Pandemik Covid19 yang telah menarik banyak perekonomian banyak negara di dunia ke jurang resesi, termasuk Indonesia, juga telah membuat jurang ketimpangan perekonomian semakin melebar.
Badan Pusat Statistik (BPS) mencatat bahwa gini ratio bulan September 2020 mencapai 0,399 poin, naik 0,008 poin dibandingkan Maret 2020.
Hal ini, menurut Kepala BPS Suhariyanto, disebabkan oleh merosotnya konsumsi masyarakat lapisan bawah lebih cepat dibandingkan lapisan masyakat lain.
Ketimpangan tertinggi terjadi di Propinsi Yogyakarta dengan angka 0,403, sedangkan yang terendah di Propinsi Bangka Belitung dengan gini ratio 0,262.Â
Pandemik Covid19 ini hanya satu dari banyak faktor penyebab kenapa ketimpangan ekonomi di dunia semakin hari semakin menganga. Para ahli berpendapat bahwa faktor penting yang menyebabkan ketimpangan adalah adanya pergeseran struktur rumah tangga. Dimana pergeseran ini menyebabkan jumlah rumah tangga dengan orang tua tunggal, ayah atau ibu saja (single parent household) semakin besar.

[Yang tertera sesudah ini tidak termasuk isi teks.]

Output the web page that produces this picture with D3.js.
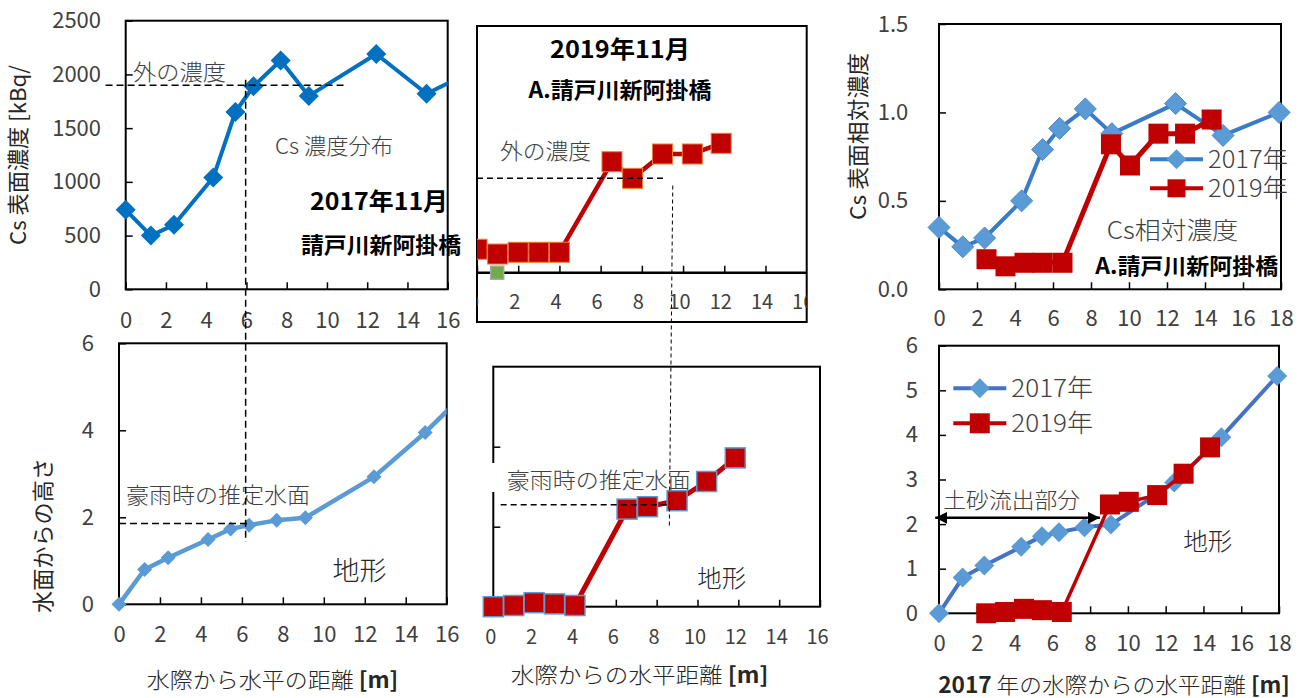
<!DOCTYPE html>
<html>
<head>
<meta charset="utf-8">
<script src="https://cdnjs.cloudflare.com/ajax/libs/d3/7.8.5/d3.min.js"></script>
<style>
body { margin: 0; background: #fff; }
text { font-family: "Noto Sans CJK JP", "Noto Sans", sans-serif; font-weight: 300; }
.tick text { font-weight: 400; }
</style>
</head>
<body>
<div id="fig"></div>
<script>
// 2017 survey, distance from the 2017 water edge [m]
var dist2017 = [0, 1.25, 2.4, 4.35, 5.45, 6.35, 7.7, 9.1, 12.45, 14.95, 17.9];
var cs2017 = [740, 500, 600, 1040, 1650, 1890, 2130, 1800, 2190, 1820, 2090];   // kBq/m2
var rel2017 = [0.35, 0.24, 0.29, 0.50, 0.79, 0.91, 1.02, 0.88, 1.05, 0.87, 1.0];
var topo2017 = [0, 0.8, 1.07, 1.49, 1.73, 1.82, 1.93, 1.99, 2.93, 3.95, 5.32];   // m

// 2019 survey, own water edge and the same points on the 2017 distance
var dist2019 = [0, 1, 2, 3, 4, 6.55, 7.55, 9.0, 10.45, 11.85];
var dist2019on2017 = [2.5, 3.5, 4.5, 5.45, 6.5, 9.05, 10.05, 11.55, 12.95, 14.35];
var cs2019 = [360, 287, 314, 314, 314, 1706, 1451, 1825, 1825, 1989];
var rel2019 = [0.17, 0.13, 0.15, 0.15, 0.15, 0.82, 0.70, 0.88, 0.88, 0.96];
var topo2019 = [0, 0.03, 0.1, 0.07, 0.03, 2.44, 2.5, 2.65, 3.13, 3.72];
var strayDist = [0.98], strayVal = [0];

var ticks16 = [0, 2, 4, 6, 8, 10, 12, 14, 16];
var ticks18 = [0, 2, 4, 6, 8, 10, 12, 14, 16, 18];
var csTicks = [0, 500, 1000, 1500, 2000, 2500];
var relTicks = [0, 0.5, 1.0, 1.5];
var topoTicks = [0, 2, 4, 6];
var topoTicks1 = [0, 1, 2, 3, 4, 5, 6];

var svg = d3.select("#fig").append("svg")
    .attr("width", 1304)
    .attr("height", 698);
var defs = svg.append("defs");

function pairs(xs, ys) { return xs.map(function(d, i) { return [d, ys[i]]; }); }
function diamond(r) { return "M0," + (-r) + "L" + r + ",0L0," + r + "L" + (-r) + ",0Z"; }

function clip(id, x0, y0, w, h) {
    defs.append("clipPath").attr("id", id)
        .append("rect").attr("x", x0).attr("y", y0).attr("width", w).attr("height", h);
    return "url(#" + id + ")";
}

function box(g, x, y) {
    g.append("rect")
        .attr("x", x.range()[0]).attr("y", y.range()[1])
        .attr("width", x.range()[1] - x.range()[0])
        .attr("height", y.range()[0] - y.range()[1])
        .attr("fill", "none").attr("stroke", "#000").attr("stroke-width", 2);
}

function xAxis(g, x, y0, ticks, fs, pad, shift) {
    var ax = g.append("g").attr("transform", "translate(0," + y0 + ")")
        .call(d3.axisBottom(x).tickValues(ticks).tickSizeInner(-7).tickSizeOuter(0).tickPadding(pad));
    ax.select(".domain").remove();
    ax.selectAll("line").attr("stroke", "#000").attr("stroke-width", 1.5);
    ax.selectAll("text").attr("font-size", fs).attr("fill", "#404040").attr("dx", shift || 0);
}

function yAxis(g, y, x0, ticks, fs, pad, fmt) {
    var ax = g.append("g").attr("transform", "translate(" + x0 + ",0)")
        .call(d3.axisLeft(y).tickValues(ticks).tickSizeInner(-7).tickSizeOuter(0).tickPadding(pad).tickFormat(fmt));
    ax.select(".domain").remove();
    ax.selectAll("line").attr("stroke", "#000").attr("stroke-width", 1.5);
    ax.selectAll("text").attr("font-size", fs).attr("fill", "#404040");
}

function series(g, x, y, xs, ys, o) {
    var data = pairs(xs, ys);
    if (o.lw) {
        g.append("path").datum(data)
            .attr("d", d3.line().x(function(d) { return x(d[0]); }).y(function(d) { return y(d[1]); }))
            .attr("fill", "none").attr("stroke", o.line).attr("stroke-width", o.lw)
            .attr("stroke-linejoin", "round");
    }
    var m = g.selectAll(null).data(data).enter();
    if (o.shape == "diamond") {
        m.append("path")
            .attr("transform", function(d) { return "translate(" + x(d[0]) + "," + y(d[1]) + ")"; })
            .attr("d", diamond(o.r))
            .attr("fill", o.fill).attr("stroke", o.edge || "none").attr("stroke-width", 1);
    } else {
        m.append("rect")
            .attr("x", function(d) { return x(d[0]) - o.r; })
            .attr("y", function(d) { return y(d[1]) - o.r; })
            .attr("width", 2 * o.r).attr("height", 2 * o.r)
            .attr("fill", o.fill).attr("stroke", o.edge || "none").attr("stroke-width", o.ew || 1);
    }
}

function label(g, txt, cx, cy, o) {
    o = o || {};
    var t = g.append("text")
        .attr("x", cx).attr("y", cy).attr("dy", "0.35em")
        .attr("text-anchor", o.anchor || "middle")
        .attr("font-size", o.size || 22)
        .style("font-weight", o.bold ? "bold" : (o.weight || null))
        .attr("fill", o.bold ? "#000" : (o.color || "#404040"))
        .text(txt);
    if (o.len) t.attr("textLength", o.len).attr("lengthAdjust", "spacingAndGlyphs");
    if (o.rotate) t.attr("transform", "rotate(-90," + cx + "," + cy + ")");
    return t;
}

function dashed(g, x1, y1, x2, y2, w, dash) {
    g.append("line").attr("x1", x1).attr("y1", y1).attr("x2", x2).attr("y2", y2)
        .attr("stroke", "#000").attr("stroke-width", w).attr("stroke-dasharray", dash);
}

// ---------- panel 1: Cs concentration 2017 ----------
var x1 = d3.scaleLinear([0, 16], [125.7, 447.7]);
var y1 = d3.scaleLinear([0, 2500], [289.3, 20.7]);
var g1 = svg.append("g");
box(g1, x1, y1);
xAxis(g1, x1, 289.3, ticks16, 22, 23);
yAxis(g1, y1, 125.7, csTicks, 22, 24.7, d3.format("d"));
series(g1.append("g").attr("clip-path", clip("c1", 0, 0, 447.7, 330)), x1, y1, dist2017, cs2017,
    {line: "#0070C0", lw: 4, shape: "diamond", r: 10, fill: "#0070C0"});
label(g1, "外の濃度", 179.5, 72.7, {len: 93});
label(g1, "Cs 濃度分布", 334, 146.7, {len: 118});
label(g1, "2017年11月", 379, 202, {bold: true, size: 24, len: 138});
label(g1, "請戸川新阿掛橋", 381, 245, {bold: true, size: 22, len: 160});
label(g1, "Cs 表面濃度  [kBq/", 18, 155, {rotate: true, len: 180, color: "#262626", weight: 400});

// ---------- panel 2: Cs concentration 2019 ----------
var x2 = d3.scaleLinear([0, 16], [477, 806.7]);
var y2 = d3.scaleLinear([0, 2000], [272.7, 142.6]);
var g2 = svg.append("g");
g2.append("rect").attr("x", 477).attr("y", 26).attr("width", 329.7).attr("height", 296)
    .attr("fill", "#fff").attr("stroke", "#000").attr("stroke-width", 2);
var g2c = g2.append("g").attr("clip-path", clip("c2", 477, 26, 329.7, 296));
xAxis(g2c, x2, 272.7, ticks16, 20, 22, -4);
g2c.append("line").attr("x1", 477).attr("x2", 806.7).attr("y1", 272.7).attr("y2", 272.7)
    .attr("stroke", "#000").attr("stroke-width", 2.5);
series(g2c, x2, y2, strayDist, strayVal, {shape: "rect", r: 6.5, fill: "#70AD47", edge: "#A5A5A5", ew: 1.5});
series(g2c, x2, y2, dist2019, cs2019,
    {line: "#C00000", lw: 4.5, shape: "rect", r: 10, fill: "#C00000", edge: "#ED7D31"});
label(g2, "2019年11月", 620, 50, {bold: true, size: 24, len: 140});
label(g2, "A.請戸川新阿掛橋", 620, 90.7, {bold: true, size: 22, len: 183});
label(g2, "外の濃度", 545.5, 151.7, {len: 91});

// ---------- panel 3: relative concentration ----------
var x3 = d3.scaleLinear([0, 18], [939, 1281]);
var y3 = d3.scaleLinear([0, 1.5], [289.3, 24]);
var g3 = svg.append("g");
box(g3, x3, y3);
xAxis(g3, x3, 289.3, ticks18, 22, 21.3);
yAxis(g3, y3, 939, relTicks, 22, 30.7, d3.format(".1f"));
series(g3, x3, y3, dist2017, rel2017,
    {line: "#3A7BC8", lw: 4, shape: "diamond", r: 11, fill: "#5B9BD5", edge: "#4A89CF"});
series(g3, x3, y3, dist2019on2017, rel2019,
    {line: "#C00000", lw: 5, shape: "rect", r: 10, fill: "#C00000"});
label(g3, "Cs 表面相対濃度", 858.3, 136.5, {rotate: true, len: 167, color: "#262626", weight: 400});
label(g3, "Cs相対濃度", 1172.5, 231, {size: 24, len: 131.6});
label(g3, "A.請戸川新阿掛橋", 1186.7, 266.7, {bold: true, size: 22, len: 183});

function legend(g, lx, ly, gap, o17, o19, tlen) {
    [[o17, "2017年"], [o19, "2019年"]].forEach(function(e, i) {
        var yy = ly + i * gap;
        g.append("line").attr("x1", lx).attr("x2", lx + 53).attr("y1", yy).attr("y2", yy)
            .attr("stroke", e[0].line).attr("stroke-width", 4);
        if (e[0].shape == "diamond") {
            g.append("path").attr("transform", "translate(" + (lx + 26.5) + "," + yy + ")")
                .attr("d", diamond(e[0].r)).attr("fill", e[0].fill);
        } else {
            g.append("rect").attr("x", lx + 26.5 - e[0].r).attr("y", yy - e[0].r)
                .attr("width", 2 * e[0].r).attr("height", 2 * e[0].r).attr("fill", e[0].fill);
        }
        label(g, e[1], lx + 58, yy, {anchor: "start", size: 25, len: tlen});
    });
}
legend(g3, 1150, 159.3, 29,
    {line: "#3A7BC8", shape: "diamond", r: 10, fill: "#5B9BD5"},
    {line: "#C00000", shape: "rect", r: 9, fill: "#C00000"}, 80);

// ---------- panel 4: topography 2017 ----------
var x4 = d3.scaleLinear([0, 16], [119, 446.7]);
var y4 = d3.scaleLinear([0, 6], [604.3, 343.3]);
var g4 = svg.append("g");
box(g4, x4, y4);
xAxis(g4, x4, 604.3, ticks16, 22, 22);
yAxis(g4, y4, 119, topoTicks, 22, 25, d3.format("d"));
series(g4.append("g").attr("clip-path", clip("c4", 0, 330, 446.7, 300)), x4, y4, dist2017, topo2017,
    {line: "#5B9BD5", lw: 4.5, shape: "diamond", r: 7.5, fill: "#5B9BD5"});
label(g4, "豪雨時の推定水面", 217.9, 495.7, {len: 184});
label(g4, "地形", 359.5, 570.7, {size: 26, len: 54, color: "#262626"});
label(g4, "水面からの高さ", 43.3, 535.5, {rotate: true, len: 155, color: "#262626", weight: 400});
var t4 = label(g4, "", 272.5, 680, {len: 251.6, color: "#262626"});
t4.append("tspan").text("水際から水平の距離 ");
t4.append("tspan").style("font-weight", "bold").text("[m]");

// ---------- panel 5: topography 2019 ----------
var x5 = d3.scaleLinear([0, 16], [493.3, 820]);
var y5 = d3.scaleLinear([0, 6], [606.7, 366.7]);
var g5 = svg.append("g");
box(g5, x5, y5);
xAxis(g5, x5, 606.7, ticks16, 20, 23, -3);
yAxis(g5, y5, 493.3, [2, 4], 20, 10, function() { return ""; });
g5.append("rect").attr("x", 490).attr("y", 463).attr("width", 204).attr("height", 29).attr("fill", "#fff");
label(g5, "豪雨時の推定水面", 598.7, 480, {len: 184});
series(g5, x5, y5, dist2019, topo2019,
    {line: "#C00000", lw: 5, shape: "rect", r: 10, fill: "#C00000", edge: "#5B9BD5", ew: 1.5});
label(g5, "地形", 721.7, 578.3, {size: 24, len: 48.7, color: "#262626"});
var t5 = label(g5, "", 639.5, 675, {len: 257.6, color: "#262626"});
t5.append("tspan").text("水際からの水平距離 ");
t5.append("tspan").style("font-weight", "bold").text("[m]");

// ---------- panel 6: topography both years ----------
var x6 = d3.scaleLinear([0, 18], [939, 1279]);
var y6 = d3.scaleLinear([0, 6], [613.3, 345.7]);
var g6 = svg.append("g");
box(g6, x6, y6);
xAxis(g6, x6, 613.3, ticks18, 22, 22.3);
yAxis(g6, y6, 939, topoTicks1, 22, 21, d3.format("d"));
series(g6, x6, y6, dist2017, topo2017,
    {line: "#4472C4", lw: 4, shape: "diamond", r: 10, fill: "#5B9BD5"});
series(g6, x6, y6, dist2019on2017, topo2019,
    {line: "#C00000", lw: 3.5, shape: "rect", r: 10, fill: "#C00000"});
legend(g6, 953.3, 388.3, 35,
    {line: "#4472C4", shape: "diamond", r: 10, fill: "#5B9BD5"},
    {line: "#C00000", shape: "rect", r: 10, fill: "#C00000"}, 81.7);
label(g6, "土砂流出部分", 1011.7, 500, {len: 136.7});
label(g6, "地形", 1207.8, 541.7, {size: 24, len: 49, color: "#262626"});
var t6 = label(g6, "", 1114, 685, {len: 351.7, color: "#262626"});
t6.append("tspan").style("font-weight", "bold").text("2017");
t6.append("tspan").text(" 年の水際からの水平距離 ");
t6.append("tspan").style("font-weight", "bold").text("[m]");

// sediment outflow arrow
defs.append("marker").attr("id", "head").attr("viewBox", "0 0 10 10")
    .attr("refX", 10).attr("refY", 5).attr("markerWidth", 12).attr("markerHeight", 12)
    .attr("markerUnits", "userSpaceOnUse").attr("orient", "auto-start-reverse")
    .append("path").attr("d", "M0,0L10,5L0,10Z").attr("fill", "#000");
g6.append("line")
    .attr("x1", x6(-0.2)).attr("x2", x6(8.52)).attr("y1", y6(2.14)).attr("y2", y6(2.14))
    .attr("stroke", "#000").attr("stroke-width", 2.5)
    .attr("marker-start", "url(#head)").attr("marker-end", "url(#head)");

// ---------- guide lines across panels ----------
var guides = svg.append("g");
dashed(guides, x1(-1), y1(1900), x1(10.9), y1(1900), 1.5, "7,4");
dashed(guides, x1(5.96), y1(1950), x1(5.96), y4(1.43), 1.5, "7,4");
dashed(guides, x4(0), y4(1.86), x4(6.3), y4(1.86), 1.5, "7,4");
dashed(guides, x2(0), y2(1451), x2(9.2), y2(1451), 1.5, "6,4");
dashed(guides, x2(9.5), y2(1340), x5(8.62), y5(1.99), 1, "4,3");
dashed(guides, x5(0.36), y5(2.55), x5(8.58), y5(2.55), 1.5, "6,4");
</script>
</body>
</html>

Dalam 20 tahun jumlah single-headed household bertambah dari 15% pada tahun 1980 menjadi 20% pada tahun 2020. Dengan menggunakan data survey penduduk, Wilcox dan Lerman, menmenukan bahwa dari tahun 1980 sampai 2012 nilai tengah pendapatan keluarga dengan ayah dann ibu tumbuh 30% sedangkan keluarga dengan orang tua tunggal hanya tumbuh kurang dari setengahnya, 14%.
Oleh karena itu rumah tangga dengan single parent terutama single mother rentan terhadap kemiskinan. Selain itu, anak dari rumah tangga single parent juga cenderung menghadapai masalah perilaku dan kesulitan memperoleh prestasi akademik. Dimana hal ini bisa berimbas pada kualitas sumber daya manusia yang tidak berkualitas (low skilled human resources) sehingga sulit memperoleh pekerjaan dengan bayaran yang layak. Bahkan, menurut ekonom dari Harvard Nadarajan "Raj" Chetty faktor paling kuat yang menyebabkan aliran ekonomi dari masyarakat bawah ke masyarakat atas adalah semakin meningkatnya single-headed household.
Selain itu, penyebab lain ketimpangan adalah adanya disparitas terhadap akses pendidikan yg berkualitas. Sulitnya akses masyarakat lapisan bawah terhadap pendidikan berkualitas membuat masyarakat ini tidak memiliki keahlian yang cukup dan diperlukan oleh pasar kerja (low skilled worker).
Kondisi seperti ini membuat masyarakat lapisan bawah tidak mempunyai daya tawar untuk mendapatkan penghasilan yang cukup. Walhasil kesejahteraan mereka tetap dalam kondisi yang menghawatirkan. Sebaliknya, mudahnya akses terhadap pendidikan yang dimiliki kalangan lapisan bawah menyababkan mereka menjadi pekerja yang berkualitas tinggi (high skilled worker) dan dibayar dengan bayaran yang tinggi pula.
Fenomena Rent-Seeking, sebagaimana diungkapkan oleh ekonom Joseph Stiglitz, juga memberikan dampak signifikan terhadap ketimpangan. Rent-seeking adalah kondisi dimana sebuah kekuatan politik misal dari sekelompok pengusaha dimana mereka mampu mempengaruhi kebijakan pemerintah. Sering kali kebijakan ini menguntungkan kelompok tersebut dan merugikan masyarakat.
Hal ini rentan banyak terjadi dibanyak negara, mungkin juga termasuk Indonesia. Dimana pemerintah berhutang budi misal para pengusaha tersebut membiayai saat dia kampanye. Sehingga sebagai bentuk balas jasa, pemerintah memberikan imbalan baik berupa imbalan, proyek atau kebijakan yang tidak pro masyarakat kecil dan hanya menguntungkan kalngan atas tersebut.